Matsuura Aya: I love them! I love live concerts the most! I like musicals and stuff too, but in concerts I can stay as Matsuura Aya. I love talking too, but I can be most honest when I'm singing, even more than when I'm talking. When you're talking you keep thinking about things like, "I want to make it sound interesting," "I want to word it nicely," etc. That's why I think I can be myself the most when I'm singing, and I want many people to see my real self.

--Well then, this will be my last question. Matsuura Aya, what kind of artist do you want to become in the future?

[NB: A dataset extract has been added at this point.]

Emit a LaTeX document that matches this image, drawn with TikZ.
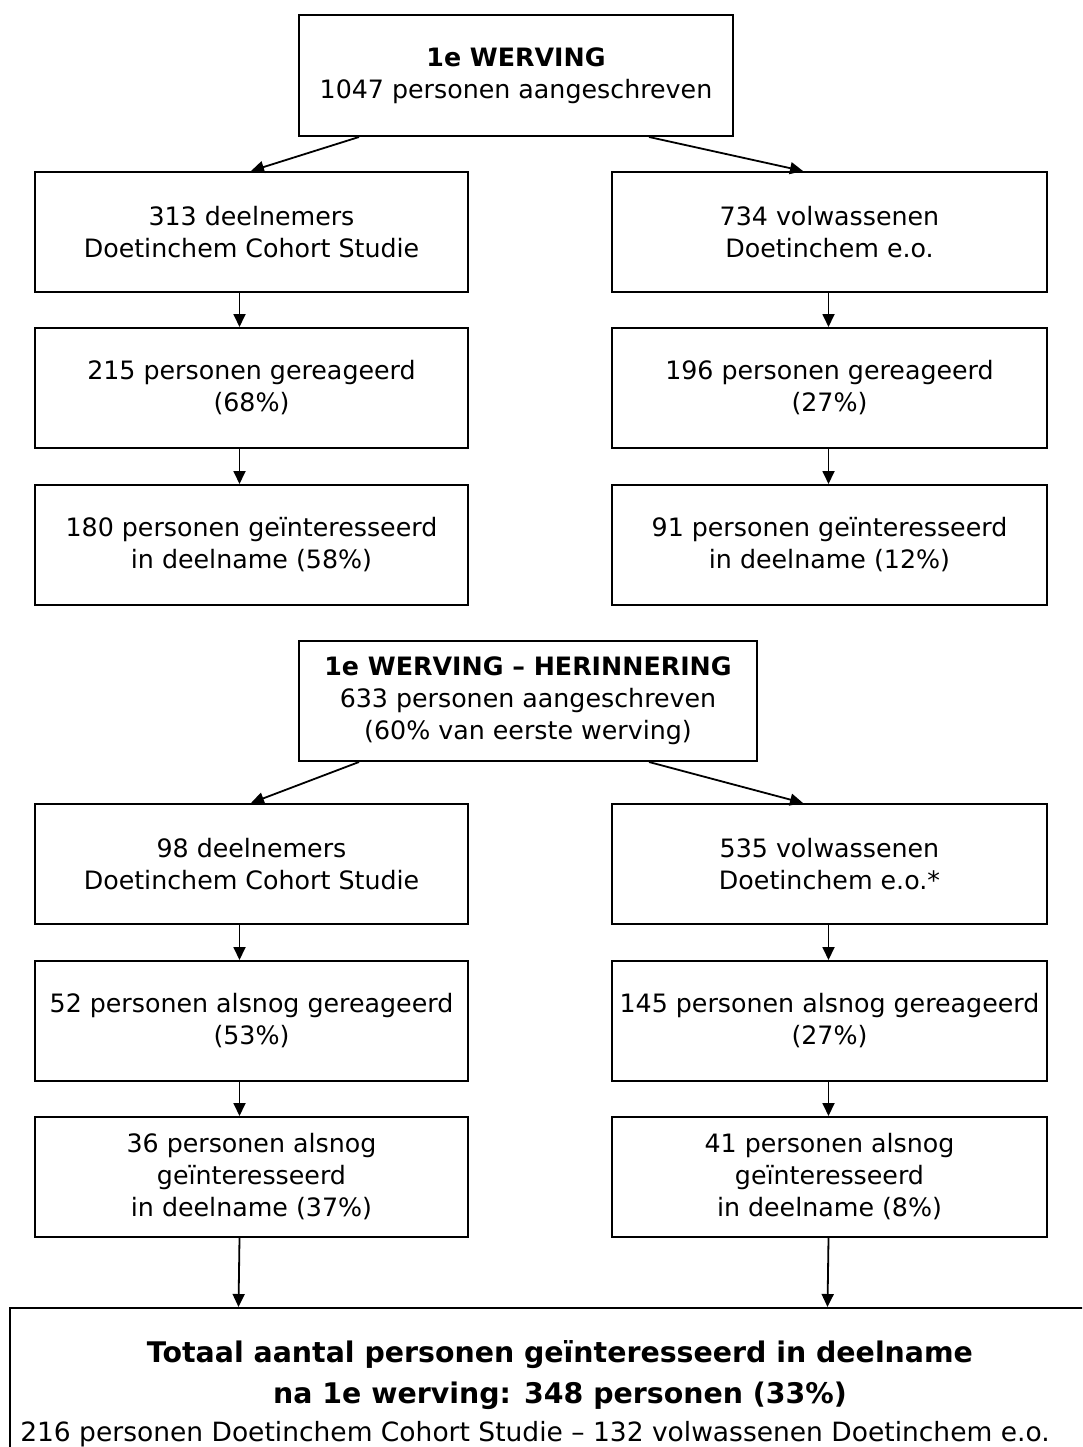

Matsuura Aya: I've only recently become able to even think about it, but I'd really like to write my own lyrics. Once, I became impatient, thinking, "Won't it be the time for me to do it soon?" though. Was it around the time when I became 20? Just when I was worrying about that, Yuming-san asked me to be a guest in her radio show, and I consulted her about it. I asked her, "Isn't it time for me to start writing lyrics?". She replied, "It's best to write lyrics when you really feel like it. Actually, there's nothing more difficult than understanding and expressing lyrics someone else wrote." That helped me stop being so impatient about it. But in the last one or two years I thought, "If I write the lyrics myself, I can probably put even more emotions into them," and "It might be good if I put my own experiences into words" and started writing a bit. But I'm still a bit too ashamed. It feels like someone's reading your diary. Since I write everything exactly the way I feel about it, I can't word it beautifully. (lol) But when I'm satisfied with them, I think it'd be nice if I can release a song with self-written lyrics in the near future.